As in the previous accident, the first-stage segment of the rocket failed. But this rocket, known as M5, used solid fuel, instead of the liquid fuel that had been used in the H2 rocket launched in November; it therefore had a less complex structure than the H2. But that did not assure a successful launch. According to the Institute of Space and Astronomical Science, an affiliate of the Education Ministry, the M5 began to deviate from its scheduled course less than a minute after liftoff as a result of a drop in first-stage internal combustion pressure.

The latest foulup is a reminder of the critical role the first-stage rocket plays in a launch. The rocket is tracked by ground television, so its malfunction can be instantly detected. But once a problem has occurred there is no way to fix it.
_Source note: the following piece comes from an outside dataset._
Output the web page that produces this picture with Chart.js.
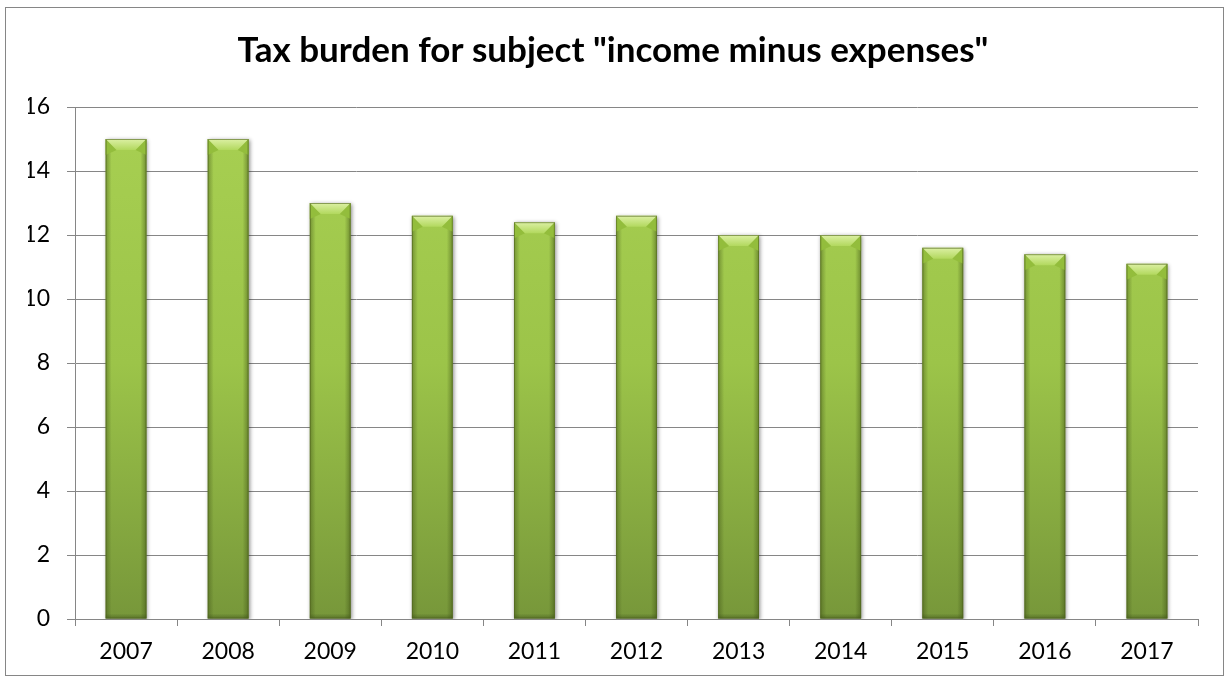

Not only Japanese launches have experienced successive failures. Other countries have had similar accidents over the past year, including the failure of the U.S. Mars explorer. Of course, every launch comes only after exhaustive preparations. Yet somehow accidents occur. In a way, mishaps may be unavoidable in such complicated technology areas as space development. But this is no excuse for the succession of launch failures in Japan. Rather, the mishaps should be taken as indications of a decline in Japan’s space technology.
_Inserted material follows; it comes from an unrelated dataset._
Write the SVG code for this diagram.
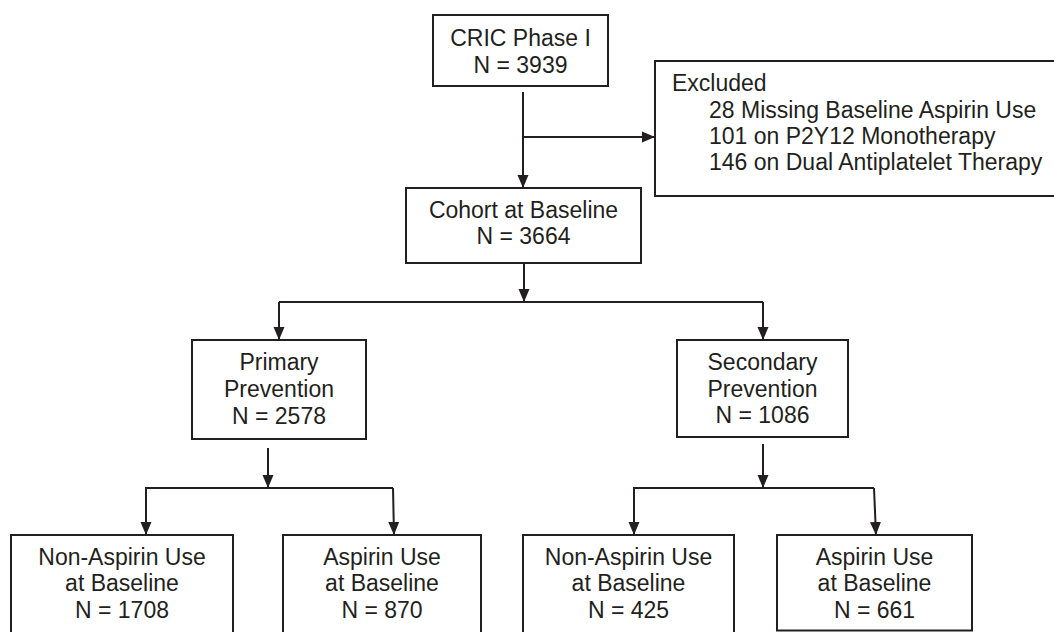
<svg xmlns="http://www.w3.org/2000/svg" width="1054" height="632" viewBox="0 0 1054 632">
<defs>
<style>
.box{fill:#fff;stroke:#231f20;stroke-width:2}
.t{font-family:"Liberation Sans",Arial,sans-serif;font-size:23px;fill:#231f20;text-anchor:middle}
.tl{font-family:"Liberation Sans",Arial,sans-serif;font-size:23px;fill:#231f20}
.c{fill:none;stroke:#231f20;stroke-width:2}
</style>
<marker id="ah" markerUnits="userSpaceOnUse" markerWidth="14" markerHeight="12" refX="13" refY="6" orient="auto" viewBox="0 0 14 12">
<path d="M0,0.5 L13,6 L0,11.5 z" fill="#231f20"/>
</marker>
</defs>
<rect width="1054" height="632" fill="#fff"/>
<g id="connectors">
<path class="c" d="M523,92 V188" marker-end="url(#ah)"/>
<path class="c" d="M523,137 H655" marker-end="url(#ah)"/>
<path class="c" d="M524,263 V302" marker-end="url(#ah)"/>
<path class="c" d="M279,302 H763"/>
<path class="c" d="M279,302 V340" marker-end="url(#ah)"/>
<path class="c" d="M763,302 V340" marker-end="url(#ah)"/>
<path class="c" d="M268,448 V488" marker-end="url(#ah)"/>
<path class="c" d="M145,488 H393"/>
<path class="c" d="M146,488 V535" marker-end="url(#ah)"/>
<path class="c" d="M393,488 L394,535" marker-end="url(#ah)"/>
<path class="c" d="M763,444 V488" marker-end="url(#ah)"/>
<path class="c" d="M633,488 H874"/>
<path class="c" d="M634,488 V535" marker-end="url(#ah)"/>
<path class="c" d="M874,488 L876,535" marker-end="url(#ah)"/>
</g>
<g id="cric">
<rect class="box" x="433" y="15" width="175" height="71"/>
<text class="t" x="520.5" y="46">CRIC Phase I</text>
<text class="t" x="520.5" y="73">N = 3939</text>
</g>
<g id="excluded">
<rect class="box" x="655" y="61" width="410" height="135"/>
<text class="tl" x="672" y="91">Excluded</text>
<text class="tl" x="709" y="118">28 Missing Baseline Aspirin Use</text>
<text class="tl" x="709" y="144">101 on P2Y12 Monotherapy</text>
<text class="tl" x="709" y="170">146 on Dual Antiplatelet Therapy</text>
</g>
<g id="cohort">
<rect class="box" x="406" y="188" width="235" height="75"/>
<text class="t" x="523.5" y="218">Cohort at Baseline</text>
<text class="t" x="523.5" y="244">N = 3664</text>
</g>
<g id="primary">
<rect class="box" x="192" y="340" width="174" height="99"/>
<text class="t" x="279" y="370">Primary</text>
<text class="t" x="279" y="397">Prevention</text>
<text class="t" x="279" y="424">N = 2578</text>
</g>
<g id="secondary">
<rect class="box" x="677" y="340" width="171" height="97"/>
<text class="t" x="762.5" y="370">Secondary</text>
<text class="t" x="762.5" y="397">Prevention</text>
<text class="t" x="762.5" y="423">N = 1086</text>
</g>
<g id="primary-non">
<rect class="box" x="11" y="535" width="222" height="100"/>
<text class="t" x="122" y="565">Non-Aspirin Use</text>
<text class="t" x="122" y="591">at Baseline</text>
<text class="t" x="122" y="618">N = 1708</text>
</g>
<g id="primary-asp">
<rect class="box" x="283" y="535" width="198" height="100"/>
<text class="t" x="382" y="565">Aspirin Use</text>
<text class="t" x="382" y="591">at Baseline</text>
<text class="t" x="382" y="618">N = 870</text>
</g>
<g id="secondary-non">
<rect class="box" x="523" y="535" width="211" height="100"/>
<text class="t" x="628.5" y="565">Non-Aspirin Use</text>
<text class="t" x="628.5" y="591">at Baseline</text>
<text class="t" x="628.5" y="618">N = 425</text>
</g>
<g id="secondary-asp">
<rect class="box" x="777" y="535" width="195" height="95.5"/>
<text class="t" x="874.5" y="565">Aspirin Use</text>
<text class="t" x="874.5" y="591">at Baseline</text>
<text class="t" x="874.5" y="618">N = 661</text>
</g>
</svg>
As a first step to stem this decline, it is urgent that there be thorough checks on the rocket manufacturing process. A rocket consists of numerous parts, as does a satellite. It won’t work if even one tiny part is defective. If a defect is found in the rocket after liftoff, nothing can be done. That is the Achilles’ heel of space technology, which comprises a mass of precision instruments.
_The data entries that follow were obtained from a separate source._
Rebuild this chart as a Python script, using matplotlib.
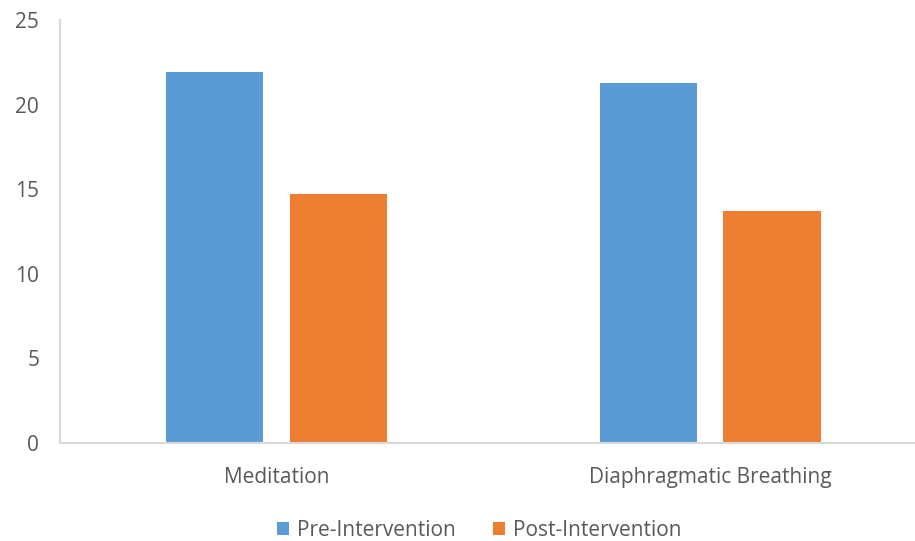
import matplotlib.pyplot as plt
import numpy as np

plt.rcParams['font.family'] = ['Open Sans', 'DejaVu Sans']

groups = ['Meditation', 'Diaphragmatic Breathing']
pre = [21.9, 21.3]
post = [14.7, 13.7]

blue = '#5b9bd5'
orange = '#ed7d31'
grey_text = '#595959'
axis_grey = '#d9d9d9'

fig = plt.figure(figsize=(9.15, 5.41), dpi=100)
ax = fig.add_axes([0.0656, 0.181, 0.9344, 0.782])

x = np.arange(len(groups))
w = 0.224
off = 0.143
ax.bar(x - off, pre, w, color=blue, label='Pre-Intervention')
ax.bar(x + off, post, w, color=orange, label='Post-Intervention')

ax.set_xlim(-0.5, 1.473)
ax.set_ylim(0, 25)
ax.set_yticks(range(0, 26, 5))
ax.set_xticks(x)
ax.set_xticklabels(groups)

for s in ['top', 'right']:
    ax.spines[s].set_visible(False)
for s in ['left', 'bottom']:
    ax.spines[s].set_color(axis_grey)
    ax.spines[s].set_linewidth(1.5)

ax.tick_params(axis='both', length=0, labelsize=15, colors=grey_text)
ax.tick_params(axis='y', pad=15)
ax.tick_params(axis='x', pad=17)

ax.legend(loc='lower center', bbox_to_anchor=(0.49, -0.275), ncol=2, frameon=False,
          fontsize=15, labelcolor=grey_text, handlelength=0.6, handleheight=0.6,
          handletextpad=0.35, columnspacing=1.8)

fig.savefig('out.png', dpi=100)
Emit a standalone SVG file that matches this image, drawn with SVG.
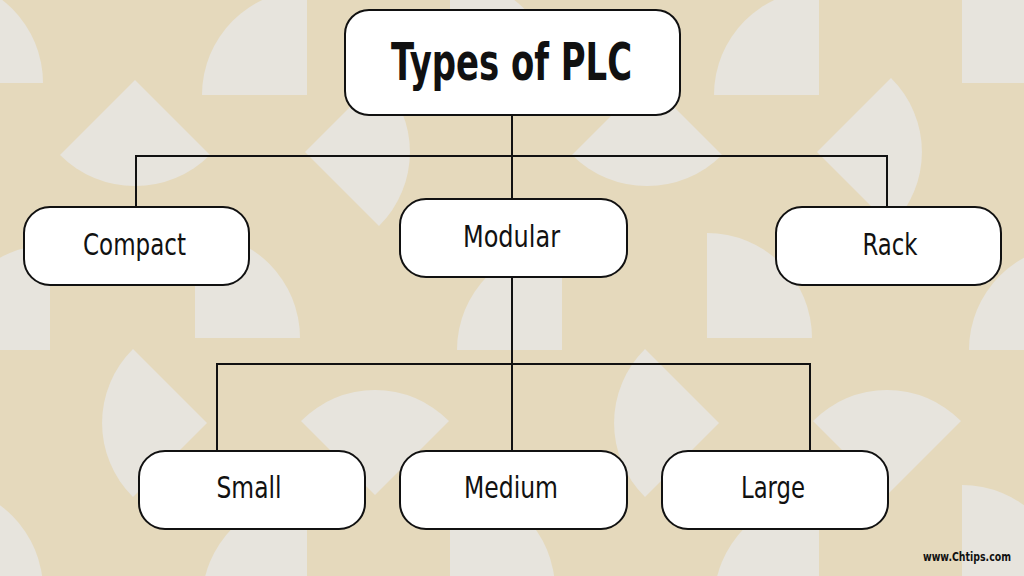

Japan’s space program, unlike that in other countries, comes under the control of two bodies: the Institute of Space and Astronautical Science and the National Space Development Agency of Japan, an affiliate of the Agency of Science and Technology. Rockets are launched from two sites, Uchinoura and Tanegashima in Kagoshima Prefecture.

So far the institute has launched at least one scientific satellite or exploratory vehicle every year using its own rockets. It has put in orbit four X-ray astronomical satellites since 1979, playing a vital role in the observation of Black Holes and supernovas. Now, however, the failure of the M5 rocket has seriously tarnished its image as a pioneer in space research.

The satellite carried by the rocket, weighing about 1.7 tons, was the largest yet launched by the institute. It also had the highest sensitivity in the world to detect high-energy X-rays in outer space. Astronomers the world over had expected the satellite to shed light on the makeup of the universe, providing information about such questions as how galaxies were formed. The loss of this satellite is a heavy blow to space research in Japan, and throughout the world.

From the 1980s to the mid-1990s, following initial setbacks, the institute made one successful launch after another to put small satellites on orbit. Beginning in 1995, however, its program was hit by a series of technical failures. The recent failure, coming on top of those errors, indicates the program is in crisis.

The M5, one of the largest solid-fuel rockets in the world, has been launched only twice since it started being used in 1997. Its reliability has yet to be established. As rockets and satellites increase in size, the technology involved becomes more complex. It may be that the institute has been unable to bolster its human and physical resources in response to these growing demands of technology.

Japan’s space development is undergoing a generational change as the founding engineers who started from scratch are giving way to younger ones. In the process, human and technological exchanges between the two space development organizations will become more important than ever before. The scheduled merger of the Education Ministry and the Science and Technology Agency, effective from 2001, will make it easier not only to promote cooperation in rocket operation and development, but also to achieve an affective reorganization of the two operating arms.

The government pours about 300 billion yen a year into the space program. More failures cannot be allowed, and not just because taxpayers’ money will be wasted. The causes of the latest accident should be investigated thoroughly as the first step in a fundamental review of the nation’s space program.